The following opinion was filed May 11, 1912:
BaeNes, J.(dissenting). I am unable to concur in all that is said in the opinion in this case. A circuit judge is just as much a state officer as is the governor, secretary of state, attorney general, state treasurer, a justice of this court, or a state senator. When all is said in the opinion that can be said in support of the acts that are challenged, we have the bare, bald question of the right of the legislature to single out a single county or a single circuit and arbitrarily compel it to pay a part of the salary of a state officer, when no other county or circuit in the state is required so to do. If this can be done I see no good reason why Dane county could not be obliged to pay the whole or a part of the salary of the governor or of the other state officers mentioned, or why any single senatorial district might not be called upon to pay the salary of the senator who represented it. Under the law which has been upheld the Gounty of Milwaukee is compelled to levy $6,000 a year to assist in paying the salaries of state officers, while no other county or circuit in the state is mulcted with any such charge. This is not my idea of uniformity of taxation. I do not think that the cases of Winnebago Co. v. Dodge Co.; Williams v. Dodge Co.; State ex rel. Ellis v. Thorne; State ex rel. Williams v. Samuelson; Waushara Co. v. Portage Co., and others cited in the opinion furnish any support for the conclusion reached in the instant case. All of these cases arose under general statutes applicable to the entire state and to every county therein. None of them singled out a certain county and required it to bear an extra portion of the general burden of taxation. This was the precise thing *96which the court held could not be done in Lund v. Chippewa Co. 93 Wis. 640, 67 N. W. 927.

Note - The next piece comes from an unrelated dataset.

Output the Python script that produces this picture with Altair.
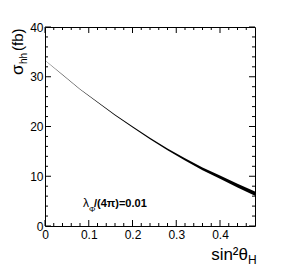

I freely concede that the legislature had the power to authorize the county to mate the expenditure if it saw fit. The Lund Case, supra, and Jensen v. Polk Co. 47 Wis. 298, 2 N. W. 320, so hold. But there is a wide difference between saying to a county, you may make a donation for the benefit of the general public if you see fit, and saying you must do so. So I think the County of Milwaukee had the right to pay the additional compensation to the judges as long as it saw fit and to cease doing so whenever it chose.